また、誠実であることは、確かに人として素晴らしいことではありますが、企業から見た場合、それが利益に繋がるとはイメージしにくいものです。企業は営利を目的とした組織ですから、どうしても自社に利益をもたらす学生を採用したいと考えています。誠実で人柄が良くても、それが直接企業に貢献できるアピールでなければ、企業にとっては意味がありません。
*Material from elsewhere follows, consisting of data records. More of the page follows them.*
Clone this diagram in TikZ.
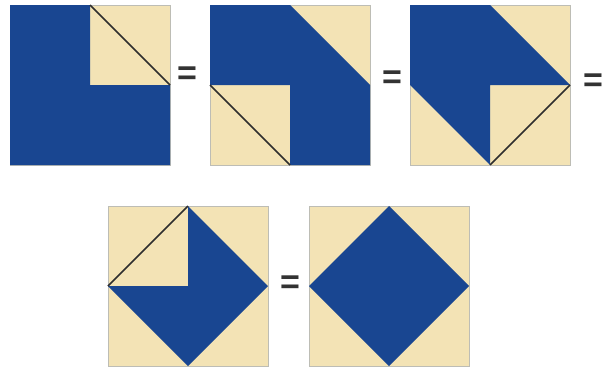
\documentclass[tikz,border=0pt]{standalone}
\usepackage{fontspec}
\setmainfont{Liberation Sans}
\definecolor{qblue}{HTML}{194691}
\definecolor{qcream}{HTML}{F3E3B5}
\definecolor{qedge}{HTML}{BDBDB5}
\definecolor{qeq}{HTML}{333333}
\tikzset{
  cream/.style={fill=qcream, draw=qedge, line width=0.9pt},
  blue/.style={fill=qblue, draw=none},
  fold/.style={draw=qeq!90!black, line width=1.5pt},
  eqsign/.style={text=qeq, font=\fontsize{34}{34}\selectfont\bfseries, inner sep=0pt}
}
\begin{document}
\begin{tikzpicture}[x=1pt,y=-1pt]
\useasboundingbox (0,0) rectangle (602,370);
% square 1
\path[cream] (10,5) rectangle (170,165);
\path[blue] (10,5) -- (90,5) -- (90,85) -- (170,85) -- (170,165) -- (10,165) -- cycle;
\coordinate (s1a) at (90,5); \coordinate (s1b) at (170,85);
\draw[fold] (s1a) -- (s1b);
\node[eqsign] (e1) at (187,76) {=};
% square 2
\path[cream] (210,5) rectangle (370,165);
\path[blue] (210,5) -- (290,5) -- (370,85) -- (370,165) -- (290,165) -- (290,85) -- (210,85) -- cycle;
\coordinate (s2a) at (210,85); \coordinate (s2b) at (290,165);
\draw[fold] (s2a) -- (s2b);
\node[eqsign] (e2) at (392,80) {=};
% square 3
\path[cream] (410,5) rectangle (570,165);
\path[blue] (410,5) -- (490,5) -- (570,85) -- (490,85) -- (490,165) -- (410,85) -- cycle;
\coordinate (s3a) at (490,165); \coordinate (s3b) at (570,85);
\draw[fold] (s3a) -- (s3b);
\node[eqsign] (e3) at (593,83) {=};
% square 4
\path[cream] (108,206) rectangle (268,366);
\path[blue] (188,206) -- (268,286) -- (188,366) -- (108,286) -- (188,286) -- cycle;
\coordinate (s4a) at (108,286); \coordinate (s4b) at (188,206);
\draw[fold] (s4a) -- (s4b);
\node[eqsign] (e4) at (290,285) {=};
% square 5
\path[cream] (309,206) rectangle (469,366);
\path[blue] (389,206) -- (469,286) -- (389,366) -- (309,286) -- cycle;
\end{tikzpicture}
\end{document}
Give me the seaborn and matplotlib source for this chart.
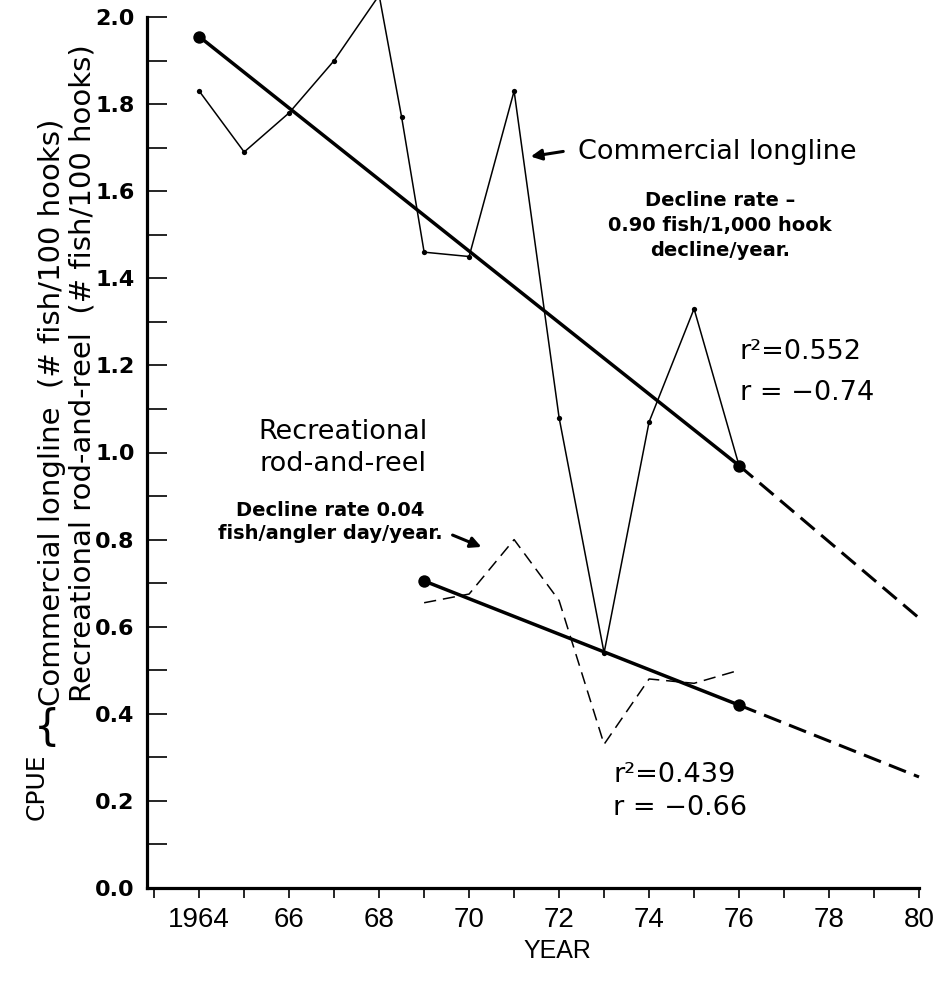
import matplotlib
matplotlib.use("Agg")
import matplotlib.pyplot as plt
import matplotlib.ticker as mticker
import seaborn as sns
import pandas as pd

# ---------------- data ----------------
comm_years = [1964, 1965, 1966, 1967, 1968, 1968.5, 1969, 1970, 1971, 1972, 1973, 1974, 1975, 1976]
comm_cpue = [1.83, 1.69, 1.78, 1.90, 2.05, 1.77, 1.46, 1.45, 1.83, 1.08, 0.54, 1.07, 1.33, 0.97]

rec_years = [1969, 1970, 1971, 1972, 1973, 1974, 1975, 1976]
rec_cpue = [0.655, 0.675, 0.80, 0.66, 0.33, 0.48, 0.47, 0.50]

comm_fit_years = [1964, 1976]
comm_fit_cpue = [1.955, 0.97]
comm_proj_years = [1976, 1980]
comm_proj_cpue = [0.97, 0.62]

rec_fit_years = [1969, 1976]
rec_fit_cpue = [0.705, 0.42]
rec_proj_years = [1976, 1980]
rec_proj_cpue = [0.42, 0.255]

year_ticks = list(range(1964, 1981, 2))
year_labels = ["1964", "66", "68", "70", "72", "74", "76", "78", "80"]
cpue_ticks = [0.0, 0.2, 0.4, 0.6, 0.8, 1.0, 1.2, 1.4, 1.6, 1.8, 2.0]

# ---------------- style ----------------
sns.set_style("white")
plt.rcParams["font.family"] = ["DejaVu Sans"]
for k in ("text.color", "axes.labelcolor", "xtick.color", "ytick.color", "axes.edgecolor"):
    plt.rcParams[k] = "black"

W, H = 939, 982
fig = plt.figure(figsize=(W / 100, H / 100), dpi=100)
ax = fig.add_axes([147 / W, 1 - 888 / H, (919 - 147) / W, (888 - 17) / H])

comm = pd.DataFrame({"year": comm_years, "cpue": comm_cpue})
rec = pd.DataFrame({"year": rec_years, "cpue": rec_cpue})

sns.lineplot(data=comm, x="year", y="cpue", ax=ax, color="black", lw=1.1,
             marker="o", markersize=3.8, markeredgewidth=0, sort=False)
sns.lineplot(data=rec, x="year", y="cpue", ax=ax, color="black", lw=1.1,
             linestyle=(0, (8, 4.5)), sort=False)

sns.lineplot(x=comm_fit_years, y=comm_fit_cpue, ax=ax, color="black", lw=2.5)
sns.lineplot(x=comm_proj_years, y=comm_proj_cpue, ax=ax, color="black", lw=2.2,
             linestyle=(0, (6, 2.8)))
sns.lineplot(x=rec_fit_years, y=rec_fit_cpue, ax=ax, color="black", lw=2.5)
sns.lineplot(x=rec_proj_years, y=rec_proj_cpue, ax=ax, color="black", lw=2.2,
             linestyle=(0, (6, 2.8)))

ends = pd.DataFrame({"year": [comm_fit_years[0], comm_fit_years[-1], rec_fit_years[0], rec_fit_years[-1]],
                     "cpue": [comm_fit_cpue[0], comm_fit_cpue[-1], rec_fit_cpue[0], rec_fit_cpue[-1]]})
sns.scatterplot(data=ends, x="year", y="cpue", ax=ax, color="black", s=80,
                edgecolor="black", linewidth=0, zorder=5)

for ln in ax.lines:
    ln.set_clip_on(False)

ax.set_xlim(1962.84, 1980)
ax.set_ylim(0, 2.0)

ax.set_xticks(year_ticks)
ax.set_xticklabels(year_labels)
ax.xaxis.set_minor_locator(mticker.MultipleLocator(1))
ax.set_yticks(cpue_ticks)
ax.yaxis.set_major_formatter(mticker.FormatStrFormatter("%.1f"))
ax.yaxis.set_minor_locator(mticker.MultipleLocator(0.1))

ax.tick_params(axis="x", which="both", direction="out", length=7.5, width=1.2,
               pad=6, labelsize=20, bottom=True, colors="black")
for lab in ax.get_xticklabels():
    lab.set_family("Liberation Sans")
ax.tick_params(axis="y", which="both", direction="in", length=14.5, width=1.2,
               pad=9, labelsize=16, left=True, colors="black")
for lab in ax.get_yticklabels():
    lab.set_fontweight("bold")

sns.despine(ax=ax)
for s in ("left", "bottom"):
    ax.spines[s].set_linewidth(2.3)
    ax.spines[s].set_color("black")

ax.set_xlabel("")
ax.set_ylabel("")

# ---------------- texts ----------------
def fx(px):
    return px / W

def fy(py):
    return 1 - py / H

fig.text(fx(557), fy(958), "YEAR", ha="center", va="baseline", fontsize=18,
         family="Liberation Sans")

# y-axis composite label
fig.text(fx(44), fy(820), "CPUE", rotation=90, rotation_mode="anchor",
         ha="left", va="baseline", fontsize=18)
fig.text(fx(47), fy(728), "{", ha="center", va="center", fontsize=30)
fig.text(fx(60), fy(706), "Commercial longline  (# fish/100 hooks)", rotation=90,
         rotation_mode="anchor", ha="left", va="baseline", fontsize=21)
fig.text(fx(90), fy(702), "Recreational rod-and-reel  (# fish/100 hooks)", rotation=90,
         rotation_mode="anchor", ha="left", va="baseline", fontsize=21)

# commercial annotations
fig.text(fx(578), fy(159), "Commercial longline", ha="left", va="baseline", fontsize=19.5)
ax.annotate("", xy=(528, H - 157), xycoords="figure pixels",
            xytext=(566, H - 151), textcoords="figure pixels",
            arrowprops=dict(arrowstyle="-|>", lw=2.2, color="black", mutation_scale=16))
fig.text(fx(720), fy(256), "Decline rate –\n0.90 fish/1,000 hook\ndecline/year.",
         ha="center", va="baseline", multialignment="center", fontsize=14,
         fontweight="bold", linespacing=1.4)
fig.text(fx(740), fy(359), "r²=0.552", ha="left", va="baseline", fontsize=19.5)
fig.text(fx(740), fy(400), "r = −0.74", ha="left", va="baseline", fontsize=19.5)

# recreational annotations
fig.text(fx(343), fy(471), "Recreational\nrod-and-reel", ha="center", va="baseline",
         multialignment="center", fontsize=19.5, linespacing=1.3)
fig.text(fx(330), fy(539), "Decline rate 0.04\nfish/angler day/year.", ha="center",
         va="baseline", multialignment="center", fontsize=14, fontweight="bold",
         linespacing=1.25)
ax.annotate("", xy=(484, H - 548), xycoords="figure pixels",
            xytext=(450, H - 534), textcoords="figure pixels",
            arrowprops=dict(arrowstyle="-|>", lw=2.2, color="black", mutation_scale=16))
fig.text(fx(613), fy(782), "r²=0.439", ha="left", va="baseline", fontsize=19.5)
fig.text(fx(613), fy(815), "r = −0.66", ha="left", va="baseline", fontsize=19.5)

fig.savefig("out.png", dpi=100, facecolor="white")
では「誠実さ」しか強みが思いつかない場合、どうすれば良いのか……。ここで少し発想の転換をしてみましょう。ただ「誠実さ」だけを強調するのではなく、もう一つ、あるいは二つキーワードをプラスしてみるのです。あるいは自分にとってマイナスな面を「誠実さ」に結びつけてみることで、マイナス部分をプラスに転換できるかもしれません。
具体的に加えたいキーワードとしては、
・誠実に仕事をする一方で、企業に貢献するために結果も積極的に求めていく姿勢
・誠実かつ、どんな人とも協調しながら仕事を進めていくことができること
などが考えられます。そのためには、やはり基準が曖昧な言葉を並べるのではいけません。他者との関係性が見える具体的なエピソードを添え、あなたの人間力を企業側に分かりやすく伝えましょう。ここで3つ、具体例を挙げておきます。
<例文1>
「『あなたの強みは?』と聞かれたら『誠実さ』と答えます。その理由は、第一に友人達によくそう言われるためです。また、それに加えて、より良い結果を求める貪欲さも強みと考えています。学園祭においてサークルでカフェを出店した際、心をこめて淹れたコーヒーとサンドイッチの組み合わせで、売り上げ目標を達成することができました。終盤に客足が途切れたのですが、学園内を歩き回り、頑張って呼び込みを行ったことが、結果に繋がったのだと考えています。このように、最後まで諦めず、目標に向かって進むことができるのは、私にとっての大きな強みです。社会に出ても、心のこもった誠実な仕事、そして成果を追及する姿勢を忘れず、貪欲さを持って頑張ります。」
<例文2>
「私の強みは『誠実さ』だと思っています。しかし、それゆえのウィークポイントを指摘されることが少なくありません。それはフットワークの重さです。インテリアショップで販売のアルバイトをしていた時、先輩に『丁寧で心のこもった対応はとても良いのだが、もう少しテキパキと仕事を進めることも考えて動こう。』と忠告されました。お客様に商品とお店の良さを理解頂けるようにと気を付けるあまり、他の仕事にまで手が回らなくなっていたからです。しかし、クレームやキャンセルがほとんど無かったことを考えると、やはり誠実さは大切だと感じています。今後は、誠実かつフットワーク軽く働くことを肝に銘じていきたいと思います。」
<例文3>
「私は学生時代、カフェでアルバイトをしていました。アルバイトをする中で、どうすればお客様に喜んでもらえるかをいつも考えながら、そのことを意識して仕事に取り組んできました。ある日、列に並んで待っているお客様にメニューを見てもらいオーダーを尋ねました。すると、そのお客様は何がお勧めかを聞いてこられました。ビジネスで通りかかって入店された初めて利用するお客様でしたので、年齢なども考慮してある商品をお勧めしました。この時の想定外の対応から、私は店に常備されているものとは別に、一言コメントを付けたメニューを作りました。コメントは味や飲みやすさを書くだけでなく、「主婦の方におすすめ」や「年配男性のごひいき」など、どんな人に好まれているかをわかるようにして、悩んでいるお客様が選びやすくしました。この試みをすることで、お客様からもアドバイスやコメントをさらにいただき、お客様が何を求めているかを知ることができました。この商品の提案方法によって、月間の売上をアップさせることができました。」
自己PRの場では、相手から良い印象を受けようとするあまり、耳触りの良い曖昧な言葉が使われがちです。しかし、それを裏付けられる実際の行動がなければ、単なる言葉の羅列に過ぎません。「誠実さ」という強みも、プラスアルファの要素を加えることで、また異なる印象を与えることができるでしょう。ぜひ企業側の目線に立ち、「何を伝えれば、誠実さが企業にとって役立つアピールになるか」を考えてみてください。